# Diary of a Teenage Girl arrives on Blu-ray, DVD & Digital HD January 19



## Mike Edwards (Mar 10, 2011)

“Wonderful! Charged with serious, unpredictable, vibrantly observant energy.”

-- Michael Phillips, CHICAGO TRIBUNE

«««« “Extraordinary! Unique and unforgettable. Bel Powley is sensational.
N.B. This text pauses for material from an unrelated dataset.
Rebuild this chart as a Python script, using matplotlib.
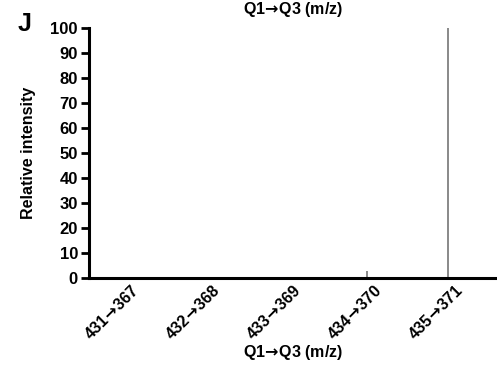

-- Peter Travers, ROLLING STONE

*THE DIARY OF A TEENAGE GIRL*



Acclaimed Film Arrives on Blu-ray™, DVD & Digital HD January 19


Special Features include Deleted Scenes, a Making-of Featurette, and More



CULVER CITY, Calif. (November 30, 2015) – THE DIARY OF A TEENAGE GIRL, Sony Pictures Classics’ sharp, funny and provocative coming-of-age tale, arrives on Blu-ray™, DVD & Digital HD January 19 from Sony Pictures Home Entertainment. The critics’ darling and film festival favorite marks breakout debuts for writer/director Marielle Heller, winning the Vanguard Award from the Sundance Institute, and phenomenal break-out actress Bel Powley.


THE DIARY OF A TEENAGE GIRL also features strong performances from Alexander Skarsgård (TV’s “True Blood”), Christopher Meloni (TV’s “Law & Order: Special Victims Unit”) and Kristen Wiig (Bridesmaids).



Based on Phoebe Gloeckner’s novel of the same name, THE DIARY OF A TEENAGE GIRL was hailed by Salon as “one of the most brutally honest, shocking, tender and beautiful portrayals of growing up female in America.” Director Heller unlocks this diary with a richly comedic and deeply personal vision, bringing Gloeckner’s book to life with fearless performances, a rousing score, and inventive graphic novel-like animation sequences. It is a bold, strikingly intimate account of one girl’s sexual and artistic awakening, without judgment.



THE DIARY OF A TEENAGE GIRL was a favorite at the 2015 Sundance Film Festival (nominated for the Grand Jury Prize and winning for Cinematography), MOMA/Film Society of Lincoln Center (Opening Night), and the Los Angeles Film Festival. It garnered a 95% Certified Fresh on Rotten Tomatoes and was a New York Times Critic’s Pick as well as a People Magazine pick.



Blu-ray & DVD Special Features include:

• Deleted Scenes

• Marielle’s Journey: Bringing The Diary To Life – A Making-of Featurette

• LA Film Festival Q&A with Bel Powley, Alexander Skarsgård, and Marielle Heller

• Commentary with Cast & Director



Synopsis:

In 1976 San Francisco, Minnie Goetze (Bel Powley) is growing up at the crossroads of the fading hippie movement and the dawn of punk rock. Like most teenage girls, Minnie is longing for love, acceptance and a sense of purpose in the world. Minnie begins a complex love affair with her mother's (Kristen Wiig) boyfriend, "the handsomest man in the world," Monroe Rutherford (Alexander Skarsgård). What follows is a sharp, funny and provocative account of one girl's sexual and artistic awakening, without judgment.



The film has a runtime of 102 minutes & is rated R for strong sexual content including dialogue, nudity, drug use, language and drinking-all involving teens.​


----------